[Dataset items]
+++++
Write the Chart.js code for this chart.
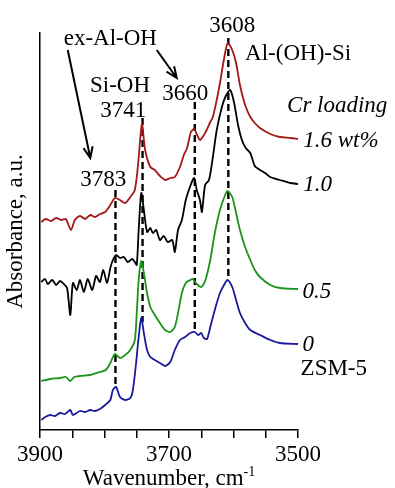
<!doctype html>
<html lang="en">
<head>
<meta charset="utf-8">
<title>OH region IR spectra</title>
<script src="https://cdn.jsdelivr.net/npm/chart.js@4/dist/chart.umd.min.js"></script>
<style>
  body { margin: 0; background: #fff; }
  #wrap { width: 395px; height: 488px; }
</style>
</head>
<body>
<div id="wrap"><canvas id="irChart"></canvas></div>
<script>
// spectra, wavenumber (cm-1) and absorbance (a.u., offset for stacking)
var wn16  = [3898,3891,3883,3875,3867,3860,3852,3846,3838,3830,3822,3815,3807,3799,3791,3784,3776,3768,3760,3753,3748,3742,3737,3729,3722,3714,3706,3698,3691,3683,3677,3672,3666,3661,3657,3652,3644,3636,3632,3626,3621,3615,3609,3602,3596,3590,3582,3574,3567,3559,3543,3528,3512,3500];
var abs16 = [208,211,209,212,210,211,200,210,214,211,215,213,216,218,225,232,230,227,233,240,265,306,280,263,260,254,250,252,253,263,275,282,298,301,296,290,297,308,313,330,347,370,387,380,367,345,325,313,307,302,296,293,292,291];

var wn10  = [3898,3892,3888,3881,3875,3869,3863,3858,3853,3849,3843,3838,3832,3826,3819,3813,3807,3802,3796,3791,3787,3782,3776,3770,3764,3757,3753,3750,3747,3743,3739,3734,3729,3725,3720,3714,3708,3702,3695,3691,3686,3680,3674,3667,3661,3657,3652,3649,3644,3638,3632,3626,3618,3612,3605,3599,3593,3587,3581,3574,3567,3559,3551,3543,3528,3512,3500];
var abs10 = [148,151,146,150,145,149,146,142,115,147,140,150,138,151,140,154,148,160,147,162,170,175,172,173,168,171,168,165,200,237,220,198,202,197,200,190,194,188,190,178,200,210,230,244,252,240,230,218,245,250,273,300,323,334,340,327,305,290,282,277,264,260,257,253,250,247,246];

var wn05  = [3898,3884,3869,3860,3853,3847,3838,3822,3807,3798,3791,3784,3776,3768,3760,3753,3750,3747,3743,3739,3734,3729,3722,3714,3706,3698,3691,3686,3680,3674,3667,3663,3657,3650,3644,3636,3629,3621,3613,3609,3602,3596,3590,3582,3574,3567,3559,3543,3528,3500];
var abs05 = [49,51,52,53,49,53,54,55,58,60,67,76,72,75,80,90,117,150,169,157,137,123,115,107,100,98,103,117,137,147,150,151,146,143,149,170,197,220,235,239,233,217,200,183,170,160,153,145,142,141];

var wn00  = [3898,3892,3884,3877,3869,3861,3853,3849,3838,3830,3822,3815,3807,3799,3791,3787,3782,3776,3768,3760,3756,3751,3748,3743,3739,3734,3729,3722,3714,3706,3698,3691,3683,3675,3667,3660,3655,3650,3646,3641,3636,3629,3621,3613,3609,3602,3596,3590,3582,3574,3559,3543,3528,3500];
var abs00 = [10,13,15,14,17,16,20,15,19,18,20,19,21,25,30,40,43,33,30,32,40,67,87,112,97,80,73,70,67,64,68,80,90,93,97,98,95,97,92,91,103,120,137,147,150,143,130,117,107,100,95,90,87,86];

var seriesNames  = ["1.6 wt%", "1.0", "0.5", "0"];
var seriesColors = ["#a31818", "#000000", "#1c941c", "#1a1a9c"];

// marked bands: position and vertical extent of the dashed guides
var bandWn   = [3783, 3741, 3660, 3608];
var bandTop  = [240, 312, 328, 392];
var bandBase = [42, 108, 98, 150];

function pts(xs, ys) {
  return xs.map(function (x, i) { return { x: x, y: ys[i] }; });
}

var datasets = [];
[[wn16, abs16], [wn10, abs10], [wn05, abs05], [wn00, abs00]].forEach(function (s, i) {
  datasets.push({
    label: seriesNames[i],
    data: pts(s[0], s[1]),
    borderColor: seriesColors[i],
    borderWidth: 1.8,
    pointRadius: 0,
    tension: 0.25,
    fill: false
  });
});
bandWn.forEach(function (w, i) {
  datasets.push({
    label: "band " + w,
    data: [{ x: w, y: bandTop[i] }, { x: w, y: bandBase[i] }],
    borderColor: "#000",
    borderWidth: 2.4,
    borderDash: [7, 4],
    pointRadius: 0
  });
});

// text notes, placed in data coordinates
var notes = [
  { t: "ex-Al-OH",   x: 3791, y: 385, align: "center" },
  { t: "Si-OH",      x: 3776, y: 338, align: "center" },
  { t: "3741",       x: 3771, y: 313, align: "center" },
  { t: "3783",       x: 3802, y: 244, align: "center" },
  { t: "3660",       x: 3675, y: 330, align: "center" },
  { t: "3608",       x: 3602, y: 398, align: "center" },
  { t: "Al-(OH)-Si", x: 3582, y: 370, align: "left" },
  { t: "Cr loading", x: 3517, y: 318, align: "left", it: true },
  { t: "1.6 wt%",    x: 3492, y: 283, align: "left", it: true },
  { t: "1.0",        x: 3492, y: 239, align: "left", it: true },
  { t: "0.5",        x: 3493, y: 132, align: "left", it: true },
  { t: "0",          x: 3493, y: 79,  align: "left", it: true },
  { t: "ZSM-5",      x: 3496, y: 55,  align: "left" }
];
var arrows = [
  { x0: 3857, y0: 380, x1: 3822, y1: 272 },
  { x0: 3719, y0: 380, x1: 3688, y1: 352 }
];

var serif = '"Liberation Serif", "DejaVu Serif", Times, serif';

var notesPlugin = {
  id: "notes",
  afterDraw: function (chart) {
    var ctx = chart.ctx, xs = chart.scales.x, ys = chart.scales.y;
    ctx.save();
    ctx.fillStyle = "#000";
    ctx.textBaseline = "alphabetic";
    notes.forEach(function (n) {
      ctx.font = (n.it ? "italic " : "") + "23px " + serif;
      ctx.textAlign = n.align;
      ctx.fillText(n.t, xs.getPixelForValue(n.x), ys.getPixelForValue(n.y));
    });
    ctx.strokeStyle = "#000";
    ctx.lineWidth = 2;
    arrows.forEach(function (a) {
      var x0 = xs.getPixelForValue(a.x0), y0 = ys.getPixelForValue(a.y0);
      var x1 = xs.getPixelForValue(a.x1), y1 = ys.getPixelForValue(a.y1);
      var ang = Math.atan2(y1 - y0, x1 - x0), h = 12;
      ctx.beginPath();
      ctx.moveTo(x0, y0); ctx.lineTo(x1, y1);
      ctx.moveTo(x1 - h * Math.cos(ang - 0.4), y1 - h * Math.sin(ang - 0.4));
      ctx.lineTo(x1, y1);
      ctx.lineTo(x1 - h * Math.cos(ang + 0.4), y1 - h * Math.sin(ang + 0.4));
      ctx.stroke();
    });
    // x axis title with superscript
    var main = "Wavenumber, cm", sup = "-1";
    ctx.font = "23px " + serif;
    var w1 = ctx.measureText(main).width;
    ctx.font = "14px " + serif;
    var w2 = ctx.measureText(sup).width;
    var cx = (chart.chartArea.left + chart.chartArea.right) / 2, base = 485;
    var left = cx - (w1 + w2) / 2;
    ctx.textAlign = "left";
    ctx.font = "23px " + serif;
    ctx.fillText(main, left, base);
    ctx.font = "14px " + serif;
    ctx.fillText(sup, left + w1, base - 9);
    ctx.restore();
  }
};

new Chart(document.getElementById("irChart"), {
  type: "line",
  data: { datasets: datasets },
  plugins: [notesPlugin],
  options: {
    responsive: true,
    maintainAspectRatio: false,
    animation: false,
    layout: { padding: { top: 33, right: 97, left: 0, bottom: 0 } },
    plugins: { legend: { display: false }, tooltip: { enabled: false } },
    scales: {
      x: {
        type: "linear",
        reverse: true,
        min: 3500,
        max: 3900,
        afterFit: function (s) { s.height = 58; },
        border: { display: true, color: "#000", width: 1.5 },
        grid: { display: true, drawOnChartArea: false, drawTicks: true, tickLength: 8, color: "#000", lineWidth: 1.5 },
        ticks: {
          stepSize: 50,
          autoSkip: false,
          maxRotation: 0,
          padding: 3,
          color: "#000",
          font: { family: serif, size: 23 },
          callback: function (v) { return v % 200 === 100 ? String(v) : ""; }
        }
      },
      y: {
        min: 0,
        max: 397,
        afterFit: function (s) { s.width = 40; },
        border: { display: true, color: "#000", width: 1.5 },
        grid: { display: false },
        ticks: { display: false },
        title: {
          display: true,
          text: "Absorbance, a.u.",
          color: "#000",
          font: { family: serif, size: 23 },
          padding: { top: 2, bottom: 0 }
        }
      }
    }
  }
});
</script>
</body>
</html>
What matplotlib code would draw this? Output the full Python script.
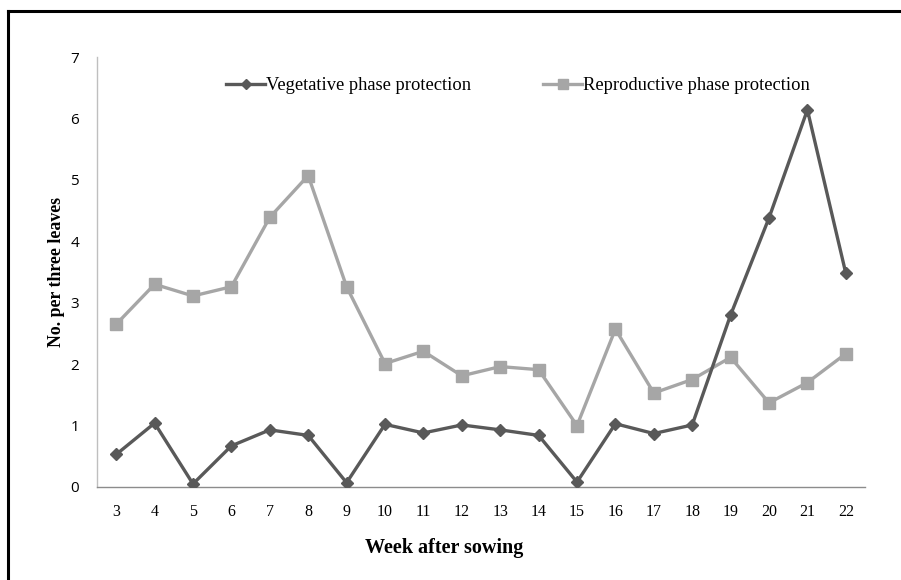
+++++
- **What is expected**
Copy each line of the records containing the string "code".

- **Exercise response**
Write the Chart.js code for this chart.
What matplotlib code would draw this? Output the full Python script.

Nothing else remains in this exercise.